What the Media Isn't Saying
Insight you won't find in mainstream media:
The market has already priced in a 45.1% probability of a rate hike in 2026 (CME FedWatch Tool data as of May 25). But that 45% is an average that hides asymmetry. Decomposing fed funds options reveals: the market sees a 52% chance of a 25-basis-point hike in December 2026, but only a 7% chance of a hike at the June meeting (June 16-17).
What does this mean? The market does not believe in a near-term hike. It believes in rhetoric that pushes back rate cuts, but not in actual tightening. Traders have simply stopped expecting easing in 2026. This is called "hawkish repricing without actual hiking."
Second insight — Waller's own vulnerability. His Senate confirmation passed by a narrow margin (54-45) on a party-line vote: all but one Democrat voted against. If the U.S. economy starts slowing (and consumer sentiment data is already at record lows), Congress will put enormous pressure on Waller not to raise rates ahead of the 2026 midterm elections. Waller is a political figure, and he knows it. His hawkish rhetoric is an attempt to earn the trust of the Republicans who brought him to power.
Third insight — the Iran connection, which no one discusses.

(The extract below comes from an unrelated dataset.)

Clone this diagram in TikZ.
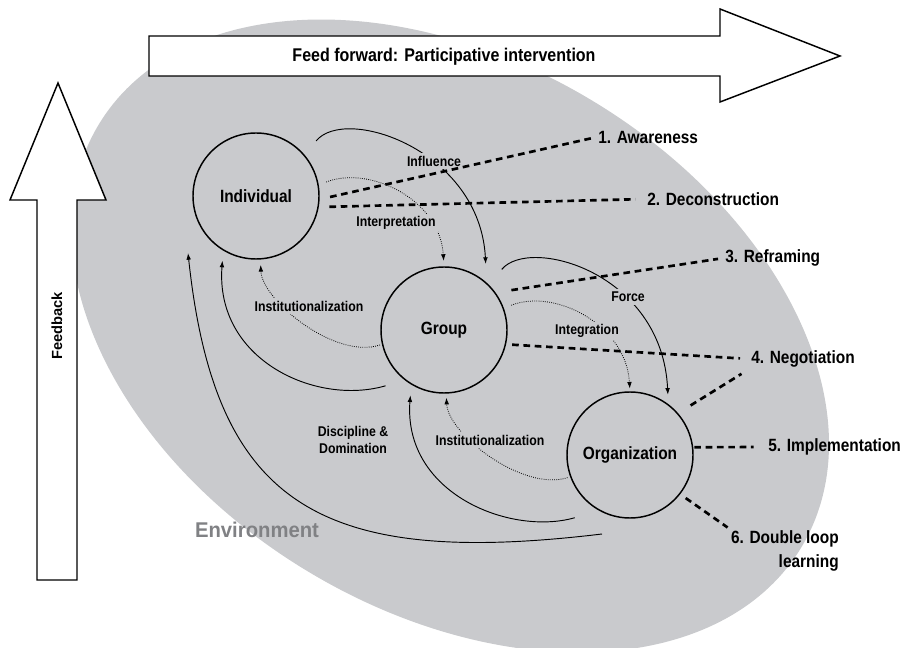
\documentclass[tikz,border=0pt]{standalone}
\usepackage{fontspec}
\setmainfont{Liberation Sans}
\newfontfamily\condfont{Liberation Sans}[FakeStretch=0.87]
\newfontfamily\envfont{Liberation Sans}[FakeStretch=0.95]
\usetikzlibrary{arrows.meta}
\definecolor{envgray}{RGB}{201,202,205}
\definecolor{envtext}{RGB}{128,129,132}

\begin{document}
\begin{tikzpicture}[x=0.75pt,y=0.75pt,yscale=-1,xscale=1,
  actor/.style={circle,draw,line width=1.1pt,minimum size=94.5pt,inner sep=0pt,
    font=\condfont\bfseries\fontsize{13.3}{15}\selectfont},
  lbl/.style={fill=envgray,inner sep=2pt,align=center,
    font=\condfont\bfseries\fontsize{10.6}{12.75}\selectfont},
  stage/.style={inner sep=0.75pt,anchor=west,
    font=\condfont\bfseries\fontsize{13.3}{18}\selectfont},
  flow/.style={line width=0.7pt,-{Latex[length=5pt,width=3.5pt]}},
  tacit/.style={line width=0.6pt,densely dotted,-{Latex[length=5pt,width=3.5pt]}},
  link/.style={line width=2pt,dash pattern=on 5pt off 3.5pt},
  bigarrow/.style={draw,fill=white,line width=1.1pt,line join=miter}]
\useasboundingbox (0,0) rectangle (900,648);

% environment
\fill[envgray,rotate around={31:(450,336)}] (450,336) ellipse [x radius=410,y radius=275];

% feed forward / feedback arrows
\draw[bigarrow] (149,36) -- (720,36) -- (720,9) -- (840,56) -- (720,102) -- (720,76) -- (149,76) -- cycle;
\node[font=\condfont\bfseries\fontsize{13.8}{16}\selectfont] (feed) at (444,57) {Feed forward: Participative intervention};
\draw[bigarrow] (37,580) -- (37,200) -- (10,200) -- (58,83) -- (106,200) -- (77,200) -- (77,580) -- cycle;
\node[rotate=90,font=\bfseries\fontsize{11}{13}\selectfont] (fb) at (57,326) {Feedback};

% levels
\node[actor] (indiv) at (256,196) {Individual};
\node[actor] (group) at (444,330) {Group};
\node[actor] (org) at (630,455) {Organization};

% downward influence
\draw[flow,shorten <=13.5pt,shorten >=14pt] (indiv.40) .. controls (345,105) and (480,150) .. (group.48);
\draw[tacit,shorten <=6pt,shorten >=4pt] (indiv.10) .. controls (370,165) and (440,200) .. (group.north);
\draw[flow,shorten <=15pt,shorten >=7pt] (group.45) .. controls (529,236) and (662,272) .. (org.53);
\draw[tacit,shorten <=6pt,shorten >=2pt] (group.20) .. controls (555,288) and (626,325) .. (org.north);

% upward feedback
\draw[tacit,shorten <=1.5pt,shorten >=4pt] (group.193) .. controls (335,360) and (262,300) .. (indiv.274);
\draw[tacit,shorten <=2pt,shorten >=3pt] (org.200) .. controls (523,492) and (448,434) .. (group.272);
\draw[flow,shorten <=15pt,shorten >=7.5pt] (group.232) .. controls (316,406) and (215,360) .. (indiv.239);
\draw[flow,shorten <=19pt,shorten >=8pt] (org.241) .. controls (511,536) and (403,494) .. (group.239);
\coordinate (envS) at (602,534);
\coordinate (envE) at (188,253);
\draw[flow] (envS) .. controls (319,568) and (215,505) .. (envE);

% arc labels
\node[lbl] (influence) at (434,161) {Influence};
\node[lbl] (interp) at (396,223) {Interpretation};
\node[lbl] (force) at (628,297) {Force};
\node[lbl] (integ) at (587,331) {Integration};
\node[lbl] (instA) at (309,306) {Institutionalization};
\node[lbl] (instB) at (490,440) {Institutionalization};
\node[lbl] (disc) at (353,440) {Discipline \&\\Domination};

% intervention stages
\node[stage] (aware) at (597,137) {1. Awareness};
\node[stage] (decon) at (646,199) {2. Deconstruction};
\node[stage] (refr) at (724,258) {3. Reframing};
\node[stage] (nego) at (750,359) {4. Negotiation};
\node[stage] (impl) at (767,447) {5. Implementation};
\node[stage,anchor=north east,align=right] (dbl) at (840,529) {6. Double loop\\learning};

\draw[link,shorten <=8pt,shorten >=3.5pt] (indiv.-3) -- (aware.west);
\draw[link,shorten <=8pt,shorten >=8pt] (indiv.-10) -- (decon.west);
\draw[link,shorten <=12pt,shorten >=4.5pt] (group.36) -- (refr.west);
\draw[link,shorten <=4.5pt,shorten >=7.5pt] (group.-13) -- (nego.west);
\draw[link,shorten <=11pt,shorten >=7.5pt] (org.41) -- (nego.south west);
\draw[link,shorten <=0.75pt,shorten >=10pt] (org.7) -- (impl.west);
\draw[link,shorten <=5pt,shorten >=2pt] (org.-38) -- (dbl.north west);

\node[font=\envfont\bfseries\fontsize{16}{18}\selectfont,text=envtext] (env) at (257,530) {Environment};

\end{tikzpicture}
\end{document}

Waller in Frankfurt directly said: the rate decision "will depend largely on the duration of the conflict in Iran." This is not a throwaway line. If a peace deal is signed (and negotiations, as of May 25, are close to completion), oil prices will fall 15-20%, inflation expectations will collapse, and Waller will have the perfect excuse not to raise rates. His hawkish stance is insurance against a prolonged conflict scenario. But if the conflict ends, rates will stay put.
Forecast: Next 30 Days and 90 Days
Next 30 Days:
- 10-year Treasury yield will stay in the 4.40% - 4.75% range. A break above 4.80% is unlikely without new inflation shocks.

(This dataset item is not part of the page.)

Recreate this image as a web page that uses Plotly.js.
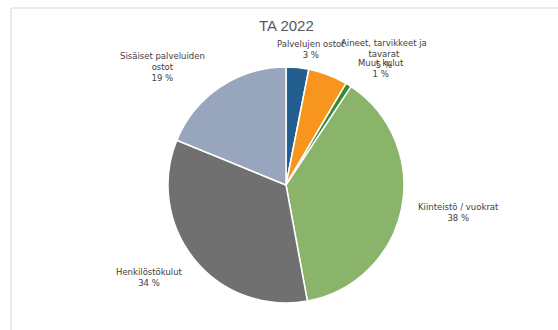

- Dollar index DXY will move in the 98.50 - 101.00 corridor. Key level is 99.00. Below that, the dollar only goes if peace with Iran is confirmed.
- S&P 500 will correct 3-5% from current highs (7473). First target is 7150. Reason: high valuations plus profit-taking after the rally.
Next 90 Days:
Base case (65% probability): The Fed does not raise rates in 2026, but also does not cut. Rhetoric remains hawkish. The rate stays at 3.5-3.75%. Bond yields stabilize at 4.3-4.6% for the 10-year. The stock market consolidates, leadership shifts from growth to value sectors (energy, financials).
Alternative scenario (25% probability): The Fed raises rates by 25 bps at the September 16-17 meeting. This will happen only if: a) the Middle East conflict is not resolved by August, b) breakeven rates break above 2.90%, c) inflation data shows acceleration for a second consecutive month. In this scenario, S&P 500 falls to 6800, the dollar rises to 103-104.
Peace scenario (10% probability): A full peace deal with Iran within 30 days. Oil falls to $75-80 per barrel. The Fed signals readiness to cut rates in 2027. The dollar weakens to 96-97. The stock market rises — not tech, but cyclical sectors.
Editorial Forecast
Asset: U.S. Dollar Index (DXY)
Direction: Sideways with a downward bias over the next 24–72 hours
Key Levels: Resistance — 99.80, support — 98.70. Likely trading range — 98.80-99.50
Confidence Level: Medium (55%). Waller's rhetoric is already priced in, and news of peace talks with Iran continues to weigh on the dollar
Main Risk: A sudden breakdown in Iran talks (e.g., a new incident in the Strait of Hormuz) would instantly push the dollar above 100.00 and reverse the direction to bullish with high probability
This forecast is the analytical opinion of the editorial board and does not constitute individual investment advice. Make decisions based on your own risk assessment and consultation with licensed financial advisors.